Don't include pictures. Quote the lines below from the first through the line that contains "0.18, 0.25, 0.45]".
○ ○ ○ ○ ○
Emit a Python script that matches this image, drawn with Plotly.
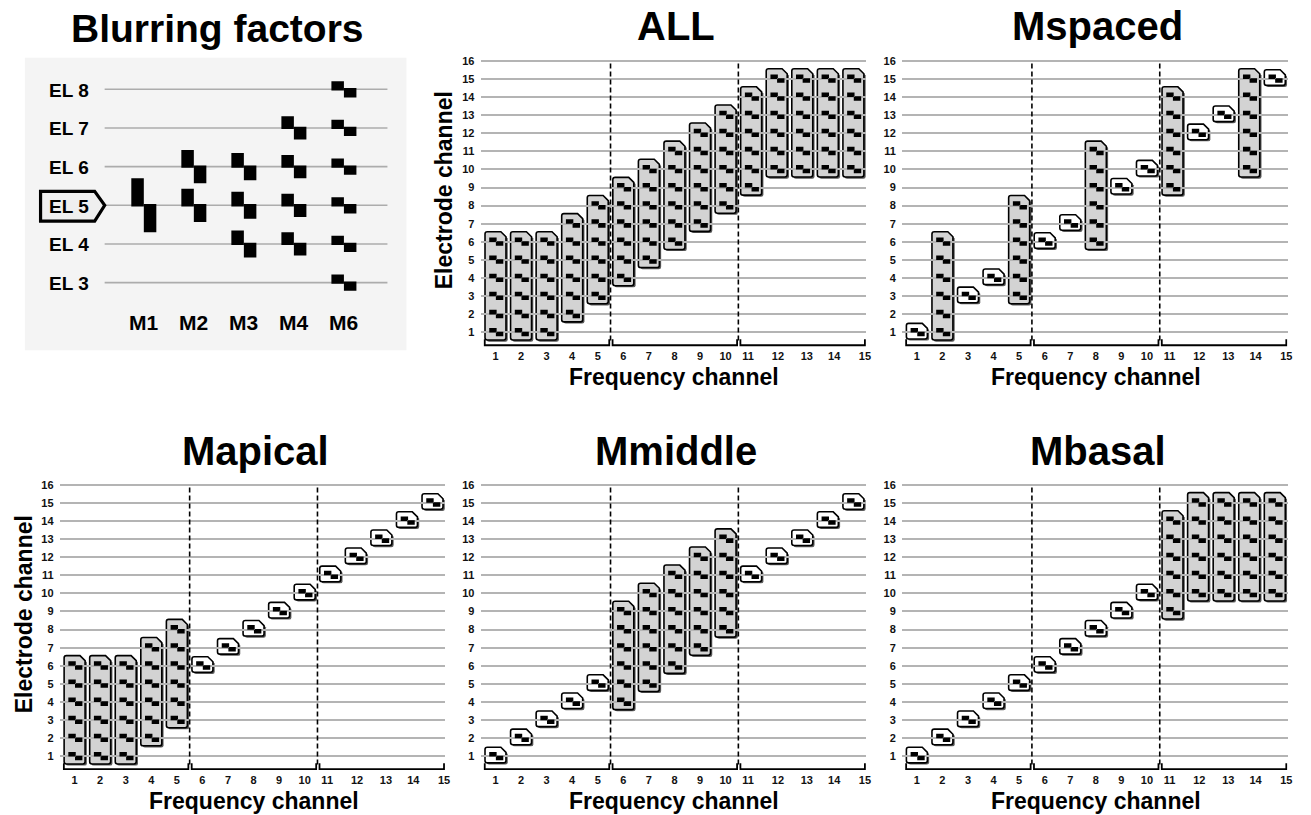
import plotly.graph_objects as go

W, H = 1311, 815
FONT = "Liberation Sans, Arial, Helvetica, sans-serif"

# ---------------- data ----------------
freq = list(range(1, 16))                      # frequency channels
all_lo = [1, 1, 1, 2, 3, 4, 5, 6, 7, 8, 9, 10, 10, 10, 10]     # lowest electrode (ALL blurring)
all_hi = [6, 6, 6, 7, 8, 9, 10, 11, 12, 13, 14, 15, 15, 15, 15]  # highest electrode (ALL blurring)
single_el = list(range(1, 16))                 # electrode used without blurring
all_blur = list(range(1, 16))
spaced_blur = [2, 5, 8, 11, 14]
apical_blur = [1, 2, 3, 4, 5]
middle_blur = [6, 7, 8, 9, 10]
basal_blur = [11, 12, 13, 14, 15]
group_lo = [1, 6, 11]
group_hi = [5, 10, 15]
divider_x = [5.5, 10.5]
elec_ticks = list(range(1, 17))
freq_tick_text = [str(f) for f in freq]
freq_tick_shift = [0, 0, 0, 0, 0, 0, 0, 0, 0, 0, -0.12, 0.05, 0.18, 0.25, 0.45]

blur_modes = ["M1", "M2", "M3", "M4", "M6"]
blur_active = [[5], [6, 5], [6, 5, 4], [7, 6, 5, 4], [8, 7, 6, 5, 4, 3]]
blur_spread = [0.70, 0.43, 0.35, 0.30, 0.21]
el_rows = [8, 7, 6, 5, 4, 3]
el_text = ["EL 8", "EL 7", "EL 6", "EL 5", "EL 4", "EL 3"]
stim_el = 5

# ---------------- layout helpers ----------------
def dx(a, b):
    return [a / W, b / W]

def dy(top, bottom):
    return [1 - bottom / H, 1 - top / H]

def px(x):
    return x / W

def py(y):
    return 1 - y / H

TOP = (55.2, 345.5)
BOT = (481.2, 771.5)
COL1 = (60, 447)
COL2 = (482.5, 869.5)
COL3 = (905.5, 1292.5)

panels = [
    # name, blurred channels, axis idx, xdom px, ydom px, y title
    ("ALL", all_blur, 2, COL2, TOP, True),
    ("Mspaced", spaced_blur, 3, COL3, TOP, False),
    ("Mapical", apical_blur, 4, COL1, BOT, True),
    ("Mmiddle", middle_blur, 5, COL2, BOT, False),
    ("Mbasal", basal_blur, 6, COL3, BOT, False),
]

fig = go.Figure()
shapes = []
annotations = []
layout_axes = {}

GRID = "#b4b4b4"
BOX_GRAY = "#d3d3d3"


def box_path(xc, lo, hi, single, ox=0.0, oy=0.0):
    hw = 0.41
    x0, x1 = xc - hw + ox, xc + hw + ox
    if single:
        y0, y1 = lo - 0.36 + oy, hi + 0.5 + oy
    else:
        y0, y1 = lo - 0.42 + oy, hi + 0.56 + oy
    cx, cy = 0.2, 0.28
    rx, ry = 0.09, 0.12
    return (f"M {x0 + rx},{y0} L {x1 - rx},{y0} Q {x1},{y0} {x1},{y0 + ry} "
            f"L {x1},{y1 - cy} L {x1 - cx},{y1} L {x0 + rx},{y1} "
            f"Q {x0},{y1} {x0},{y1 - ry} L {x0},{y0 + ry} Q {x0},{y0} {x0 + rx},{y0} Z")


def rect_sub(x0, x1, y0, y1):
    return f"M {x0},{y0} L {x1},{y0} L {x1},{y1} L {x0},{y1} Z "


MW, MH = 0.29, 0.25   # electrode mark size (data units)

for name, blur, k, xd, yd, ytitle in panels:
    xa, ya = f"x{k}", f"y{k}"
    layout_axes[f"xaxis{k}"] = dict(
        domain=dx(*xd), anchor=ya, range=[0.42, 15.5], showgrid=False, zeroline=False,
        showline=False, tickmode="array",
        tickvals=[f + s for f, s in zip(freq, freq_tick_shift)], ticktext=freq_tick_text,
        ticks="", tickfont=dict(family=FONT, size=11, color="#111", weight="bold"),
        fixedrange=True)
    layout_axes[f"yaxis{k}"] = dict(
        domain=dy(*yd), anchor=xa, range=[0.15, 16.1], showgrid=True, gridcolor=GRID,
        gridwidth=2, zeroline=False, showline=False, tickmode="array", tickvals=elec_ticks,
        ticks="outside", ticklen=3, tickcolor="rgba(0,0,0,0)",
        tickfont=dict(family=FONT, size=11, color="#111", weight="bold"), fixedrange=True)

    marks = ""
    for i, f in enumerate(freq):
        if f in blur:
            lo, hi, single = all_lo[i], all_hi[i], False
        else:
            lo = hi = single_el[i]
            single = True
        # soft drop shadow
        shapes.append(dict(type="path", xref=xa, yref=ya, layer="below",
                           path=box_path(f, lo, hi, single, 0.07, -0.09),
                           fillcolor="#5a5a5a", line=dict(width=0)))
        shapes.append(dict(type="path", xref=xa, yref=ya, layer="below",
                           path=box_path(f, lo, hi, single),
                           fillcolor="white" if single else BOX_GRAY,
                           line=dict(color="black", width=1.6)))
        for e in range(lo, hi + 1):
            cx1, cy1 = f - 0.10, e + 0.12
            cx2, cy2 = f + 0.16, e - 0.09
            marks += rect_sub(cx1 - MW / 2, cx1 + MW / 2, cy1 - MH / 2, cy1 + MH / 2)
            marks += rect_sub(cx2 - MW / 2, cx2 + MW / 2, cy2 - MH / 2, cy2 + MH / 2)
    shapes.append(dict(type="path", xref=xa, yref=ya, layer="above", path=marks.strip(),
                       fillcolor="black", line=dict(width=0)))

    # divider dashed lines
    vx, vy = [], []
    for d in divider_x:
        vx += [d, d, None]
        vy += [0.55, 16.0, None]
    fig.add_trace(go.Scatter(x=vx, y=vy, xaxis=xa, yaxis=ya, mode="lines",
                             line=dict(color="black", width=1.6, dash="5px,3px"),
                             hoverinfo="skip"))
    # brackets
    bx, by = [], []
    for a, b in zip(group_lo, group_hi):
        bx += [a - 0.42, a - 0.42, b + 0.45, b + 0.45, None]
        by += [0.62, 0.29, 0.29, 0.62, None]
    fig.add_trace(go.Scatter(x=bx, y=by, xaxis=xa, yaxis=ya, mode="lines",
                             line=dict(color="black", width=1.8), hoverinfo="skip"))

    # title
    cxp = (xd[0] + xd[1]) / 2 + 3
    ty = 22 if yd is TOP else 449
    annotations.append(dict(text=f"<b>{name}</b>", x=px(cxp), y=py(ty), xref="paper", yref="paper",
                            showarrow=False, xanchor="center", yanchor="middle",
                            font=dict(family=FONT, size=40, color="black")))
    # x title
    xty = 375 if yd is TOP else 801
    annotations.append(dict(text="<b>Frequency channel</b>", x=px(cxp - 2), y=py(xty), xref="paper",
                            yref="paper", showarrow=False, xanchor="center", yanchor="middle",
                            font=dict(family=FONT, size=23, color="black")))
    if ytitle:
        ytx = xd[0] - 36
        yty = (yd[0] + yd[1]) / 2 - 13
        annotations.append(dict(text="<b>Electrode channel</b>", x=px(ytx), y=py(yty), xref="paper",
                                yref="paper", showarrow=False, textangle=-90, xanchor="center",
                                yanchor="middle", font=dict(family=FONT, size=23, color="black")))

# ---------------- Blurring factors panel ----------------
layout_axes["xaxis"] = dict(domain=dx(25, 408), anchor="y", range=[-1.377, 6.25], visible=False,
                            fixedrange=True)
layout_axes["yaxis"] = dict(domain=dy(54, 348), anchor="x", range=[1.25, 8.816], visible=False,
                            fixedrange=True)
shapes.insert(0, dict(type="rect", xref="x domain", yref="y domain", x0=0, x1=1, y0=0, y1=1,
                      fillcolor="#f4f4f4", line=dict(width=0), layer="below"))
for e in el_rows:
    shapes.append(dict(type="line", xref="x", yref="y", x0=0.217, x1=5.87, y0=e, y1=e,
                       line=dict(color="#acacac", width=1.6), layer="below"))
rw = 0.25
for i, (m, act, h) in enumerate(zip(blur_modes, blur_active, blur_spread)):
    c = i + 1
    for e in act:
        shapes.append(dict(type="rect", xref="x", yref="y", x0=c - rw, x1=c, y0=e - 0.03, y1=e + h,
                           fillcolor="black", line=dict(width=0), layer="above"))
        shapes.append(dict(type="rect", xref="x", yref="y", x0=c, x1=c + rw, y0=e - h, y1=e + 0.03,
                           fillcolor="black", line=dict(width=0), layer="above"))
    annotations.append(dict(text=f"<b>{m}</b>", x=c, y=1.96, xref="x", yref="y", showarrow=False,
                            xanchor="center", yanchor="middle",
                            font=dict(family=FONT, size=21, color="black")))
# stimulated electrode pentagon
shapes.append(dict(type="path", xref="x", yref="y", layer="above",
                   path=f"M -1.064,{stim_el - 0.41} L 0.018,{stim_el - 0.41} L 0.218,{stim_el} "
                        f"L 0.018,{stim_el + 0.36} L -1.064,{stim_el + 0.36} Z",
                   fillcolor="#efefef", line=dict(color="black", width=3.2)))
for e, t in zip(el_rows, el_text):
    annotations.append(dict(text=f"<b>{t}</b>", x=-0.06, y=e - 0.02, xref="x", yref="y",
                            showarrow=False, xanchor="right", yanchor="middle",
                            font=dict(family=FONT, size=19, color="black")))
annotations.append(dict(text="<b>Blurring factors</b>", x=px(218), y=py(25), xref="paper",
                        yref="paper", showarrow=False, xanchor="center", yanchor="middle",
                        font=dict(family=FONT, size=39, color="black")))

fig.update_layout(width=W, height=H, margin=dict(l=0, r=0, t=0, b=0),
                  paper_bgcolor="white", plot_bgcolor="white", showlegend=False,
                  shapes=shapes, annotations=annotations, **layout_axes)
fig.write_html("out.html", config={"displayModeBar": False},
               post_script="document.body.style.margin='0';document.body.style.padding='0';"
                           "document.body.style.overflow='hidden';"
                           "var d=document.getElementById('{plot_id}');"
                           "d.style.position='absolute';d.style.left='0px';d.style.top='0px';")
○ ○ ○ ○ ○
* Result for this task:
Emit a Python script that matches this image, drawn with Plotly.
import plotly.graph_objects as go

W, H = 1311, 815
FONT = "Liberation Sans, Arial, Helvetica, sans-serif"

# ---------------- data ----------------
freq = list(range(1, 16))                      # frequency channels
all_lo = [1, 1, 1, 2, 3, 4, 5, 6, 7, 8, 9, 10, 10, 10, 10]     # lowest electrode (ALL blurring)
all_hi = [6, 6, 6, 7, 8, 9, 10, 11, 12, 13, 14, 15, 15, 15, 15]  # highest electrode (ALL blurring)
single_el = list(range(1, 16))                 # electrode used without blurring
all_blur = list(range(1, 16))
spaced_blur = [2, 5, 8, 11, 14]
apical_blur = [1, 2, 3, 4, 5]
middle_blur = [6, 7, 8, 9, 10]
basal_blur = [11, 12, 13, 14, 15]
group_lo = [1, 6, 11]
group_hi = [5, 10, 15]
divider_x = [5.5, 10.5]
elec_ticks = list(range(1, 17))
freq_tick_text = [str(f) for f in freq]
freq_tick_shift = [0, 0, 0, 0, 0, 0, 0, 0, 0, 0, -0.12, 0.05, 0.18, 0.25, 0.45]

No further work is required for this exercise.